Sixties Scoop – Child Labour
Sixties Scoop: Child Labour
(2004) Digital media
76 x 102 cm
Born in the 1960s, I was one of the thousands of Indigenous children that were apprehended by Social Services across Canada and put into foster care. The Sixties Scoop overlapped the residential school era and was a time of a tremendous loss of generations of children, which proved to have a devastating impact on Indigenous communities. As residential school survivors returned home, soon after many of them would have their children taken away from them through the Sixties Scoop. The term the ‘Sixties Scoop’ refers to the apprehension of Native children by government social workers. In 1951, Amendment 88 of the Indian Act stated that all provincial laws would be enforced on reserves, thus allowing Social Services to apprehend children in reserve communities. Social Services were guaranteed payment for each child apprehended (Fournier & Crey, 1997). Other financial gains were made by selling children across the border to American adoption agencies, sometimes for as much as $4000.00 per child. The number of apprehensions of Native children is staggering, especially when one considers that Indigenous people in Canada make up three to five percent of the population. From the 1960s through the 1980s, approximately 40 percent of all children in foster care in Canada were Indigenous: in 1980, 15,000 children were in foster care. As a result of the outcry from Indigenous communities, provincial governments across Canada agreed to place a priority to place Indigenous children in homes that were the next of kin or at least within the community first, and external adoption would be the last option. However, this policy has not always been acted upon, and in some provinces, apprehensions have risen dramatically such as in Saskatchewan where Indigenous children in care has risen to 70% from 40% of all children in care.
Today, there is much more public awareness about residential schools than the Sixties Scoop, which remains unknown to most Canadians. It remains largely unacknowledged that the two eras of residential school and the sixties scoop mirrored each other in terms of dislocating Indigenous children from their family and communities, as well as the children’s similarity of experience of physical and sexual abuse and exploitation for child labour.

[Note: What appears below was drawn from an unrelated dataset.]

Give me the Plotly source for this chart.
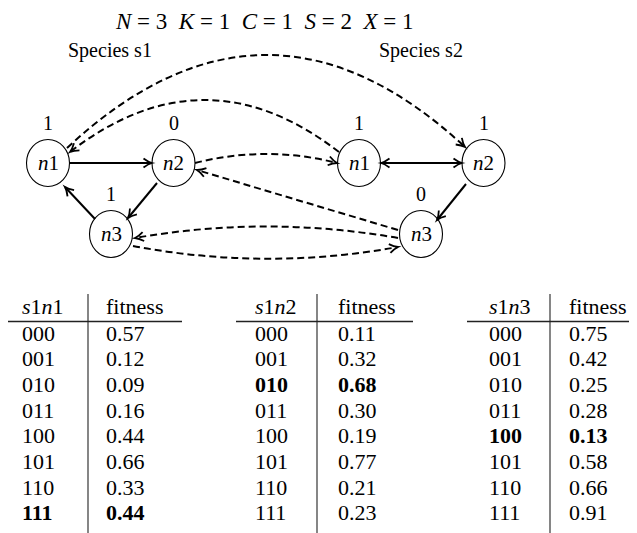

In 2004, I readdressed the issue of the Sixties Scoop with this digital photo collage work. This work speaks to captivity, child labour and abuse by presenting a child locked in a birdcage. The child again, is essentially a prisoner, a victim of circumstance over which she has no control. The border of this image, at first glance reads as an Indigenous design, though is in fact a constructed image made of clothespins and pitch forks, subtly referencing labour. The cage hovers above the prairie farms, where most of the boys were sent to live to assist with farm work. The distant horizon is lined with small ghost-like cages, symbolizing headstones, and memorializing those who became lost and did not survive the experience, either by way of suicide, or as a result of homelessness, prostitution or prison life.